新たに代表者(理事長)が選任された場合は、社会福祉法第29条及び組合等登記令第3

条の定めに従い、選任後2週間以内に代表者(理事長)の変更登記を行うとともに、遅滞

なく各社会福祉事業等を所管する部署に届け出てください。

なお、代表者(理事長)が再任の場合でも、新たな任期における代表者(理事長)としての登記が必要です。

【手続】

① 理事会での互選による理事長選任後2週間以内に、主たる事務所所在地の法務局に必要書類を提出し、理事長の変更登記を申請する。

② 理事長変更登記終了後、遅滞なく「変更届」を各事業所管課【※】あてに、提出する。

※ 生活福祉、児童・母子・女性、高齢者、障害者(児)の各社会福祉事業の許認可等事務の所管部署になります。

(4)評議員又は役員に欠員が生じた場合の補充

社会福祉法又は法人の定款で定めた評議員又は役員の員数が欠ける理由としては、まず

「任期の満了」及び任期途中における「辞任による退任」等があげられます。

これらの場合、新評議員・役員の任期の開始までの間に空白時期が生じないよう、任期

満了日(退任日)までに間に余裕をもって候補者を人選し、選任することが望ましいです。

【手続】

評議員及び役員の選任手続は、以下の点に留意してください。

① 評議員又は役員の退任により、社会福祉法又は定款で定める役員等の員数が欠けた場合には、新たに選任された評議員又は役員が就任するまでの間、退任した評議員又は役員が役員等としての権利義務を有します。

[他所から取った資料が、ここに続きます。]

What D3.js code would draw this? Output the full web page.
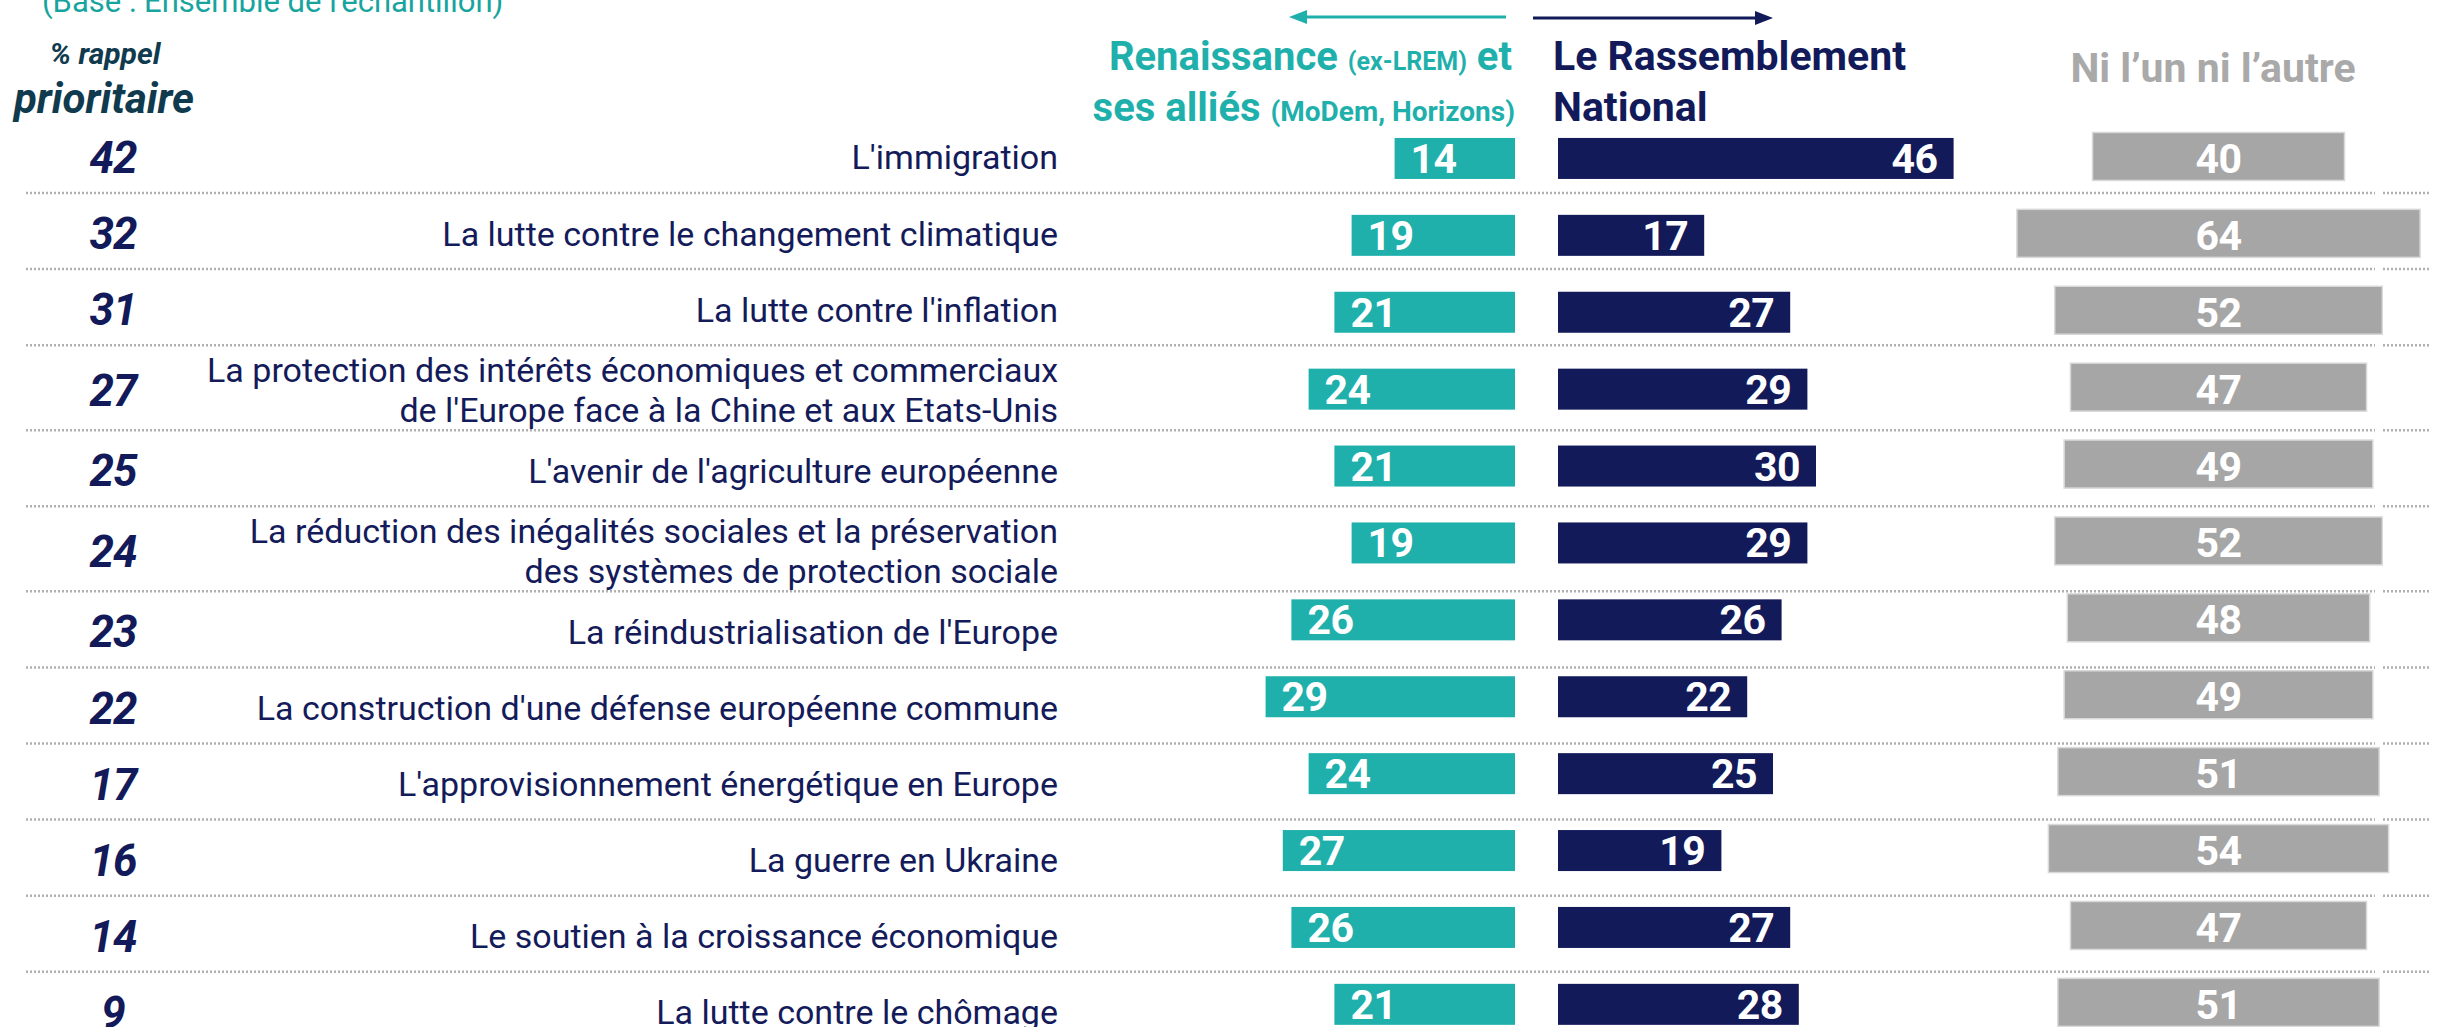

② 辞任による退任に伴う補充の場合は、社会福祉法又は法人の定款で定める原則の任期により、新任の評議員又は役員の任期の終期と他の評議員又は役員の終期とで違いが生じることがありますので、注意してください。

(注)新任の役員等の任期の終期を、他の役員等のものと合わせるために、退任した役員等の任期満了時とするためには、そのことをあらかじめ定款で定める必要があります。

◇≪追加規定の例≫

・評議員:任期の満了前に退任した評議員の補欠として選任された評議員の任期は、退任した評議員の任期の満了する時までとすることができる。

・役 員:補欠として選任された理事又は監事の任期は、前任者の任期の満了する時までと

することができる。

※ 以上は東京都の場合です。(参照:東京都福祉保健局HP)

※ 提出書類は、申請先の自治体によって異なります。各自治体の窓口での確認が必要です。